- Thread starter
- #1

- Feb 29, 2012

- 342

Let $\alpha \in \mathbb{R}$ be a root of $x^3 -2$. Let $K = \mathbb{Q}(\alpha) \subseteq \mathbb{R}$ and $\sigma: K \to K$ a field isomorphism. Prove that $\sigma (x) = x$ for all $x \in K$.

My attempt is as follows: since this is an homomorphism from the field to itself we have that $\sigma (0) = 0$ and $\sigma (1) = 1$. Using this I showed that $\sigma (n) = n$ for all $n \in \mathbb{Z}$ and subsequently that $\sigma (q) = q$ for all $q \in \mathbb{Q}$. Since this is an isomorphism, this means it is surjective and injective, and the only missing piece is $\alpha$, therefore we must have $\sigma (\alpha) = \alpha$. Concluding, we have that $\sigma (x) = x$ for all $x \in K$.

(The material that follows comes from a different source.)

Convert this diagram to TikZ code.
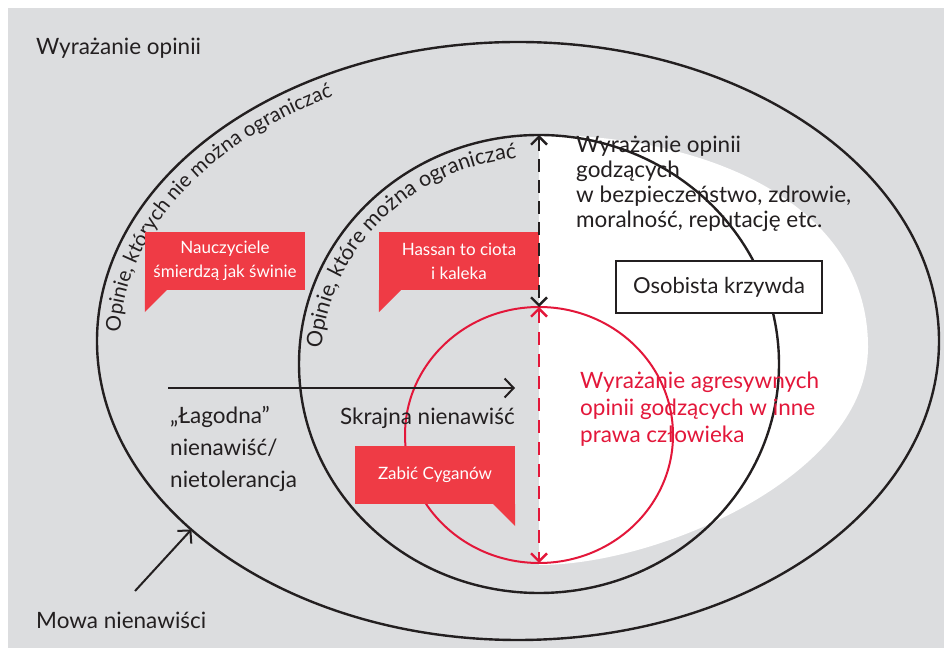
\documentclass[tikz,border=0pt]{standalone}
\usepackage{fontspec}
\setmainfont{Lato}
\usetikzlibrary{arrows.meta,shapes.geometric,decorations.text}
\definecolor{bggray}{HTML}{DCDDDF}
\definecolor{bubblered}{HTML}{EF3B45}
\definecolor{linered}{HTML}{E3173A}
\definecolor{ink}{HTML}{231F20}

\begin{document}
\begin{tikzpicture}[x=1pt, y=1pt,
    >={Straight Barb[length=9pt,width=19pt]},
    ring/.style={ellipse, draw=ink, line width=2.4pt, inner sep=0pt, outer sep=0pt},
    txt/.style={anchor=base west, align=left, inner sep=0pt, text=ink, font=\fontsize{22.5}{25}\selectfont},
    bubble/.style={fill=bubblered, text=white, align=center, inner sep=0pt, minimum width=160pt, minimum height=58pt, font=\fontsize{17}{24}\selectfont},
    arc text/.style 2 args={decorate, decoration={text along path, text align=center, text color=ink, text={|\fontsize{#1}{22}\selectfont|#2}}}]

    \useasboundingbox (0,0) rectangle (944,650);
    \fill[bggray] (8,2) rectangle (944,642);

    % white zone on the right
    \fill[white] (539,515) .. controls (700,516) and (868,450) .. (868,303)
        .. controls (868,175) and (660,85) .. (539,85) -- cycle;

    \node[ring, minimum width=842pt, minimum height=598pt] at (518,309) (outer) {};
    \node[ring, minimum width=480pt, minimum height=458pt] at (539,286) (inner) {};
    \node[ring, draw=linered, line width=2pt, minimum width=268pt, minimum height=256pt] at (539,215) (red) {};

    \path[arc text={20.5}{Opinie, których nie można ograniczać}] (518,309) ++(186:398 and 276) arc[start angle=186, end angle=112, x radius=398, y radius=276];
    \path[arc text={21.5}{Opinie, które można ograniczać}] (539,286) ++(182:218 and 207) arc[start angle=182, end angle=90, x radius=218, y radius=207];

    \node[txt] at (36,595) (opinion) {Wyrażanie opinii};
    \node[txt] at (576,422) (harm) {Wyrażanie opinii\\godzących\\w bezpieczeństwo, zdrowie,\\moralność, reputację etc.};
    \node[draw=ink, line width=2.4pt, fill=white, minimum width=206pt, minimum height=52pt, text=ink, font=\fontsize{22}{25}\selectfont] at (719,363) (personal) {Osobista krzywda};
    \node[txt, text=linered, font=\fontsize{22.5}{27}\selectfont] at (580,207) (aggressive) {Wyrażanie agresywnych\\opinii godzących w inne\\prawa człowieka};
    \node[txt, font=\fontsize{22.5}{32}\selectfont] at (170,162) (mild) {„Łagodna”\\nienawiść/\\nietolerancja};
    \node[txt, anchor=base east] at (515,225) (extreme) {Skrajna nienawiść};
    \node[txt] at (36,22) (speech) {Mowa nienawiści};

    \node[bubble] at (225,389) (teachers) {Nauczyciele\\śmierdzą jak świnie};
    \node[bubble] at (459,389) (hassan) {Hassan to ciota\\i kaleka};
    \node[bubble] at (435,175) (gypsies) {Zabić Cyganów};
    \fill[bubblered] (teachers.south west) -- ++(22,0) -- ++(-22,-22) -- cycle;
    \fill[bubblered] (hassan.south west) -- ++(22,0) -- ++(-22,-22) -- cycle;
    \fill[bubblered] (gypsies.south east) -- ++(-22,0) -- ++(22,-22) -- cycle;

    \coordinate (scale start) at (168,262);
    \coordinate (scale end) at (515,262);
    \coordinate (speech tail) at (135,59);

    \draw[->, ink, line width=2pt] (scale start) -- (scale end);
    \draw[->, ink, line width=2pt] (speech tail) -- (outer.210.8);
    \draw[<->, ink, line width=2.4pt, dash pattern=on 13pt off 8pt, >={Straight Barb[length=8pt,width=16pt]}] (inner.north) -- (red.north);
    \draw[<->, linered, line width=2.4pt, dash pattern=on 13pt off 9pt, >={Straight Barb[length=8pt,width=16pt]}] (red.north) -- (red.south);

\end{tikzpicture}
\end{document}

Even if my answer is wrong, do you think this should be awarded zero points at all?

Thank you for all help.

P.S.: There were more passages in my solution, such as $\sigma (0) = \sigma (0+0) = \sigma (0) + \sigma (0)$, thus $\sigma (0) = 0$, and similar ones for $\sigma (1) = 1$, $\sigma(n) = n$ and $\sigma (q) = q$. I don't think it is necessary to repeat them all here, specially since I've just written one of them here. If you find it necessary, though, I will. Thanks.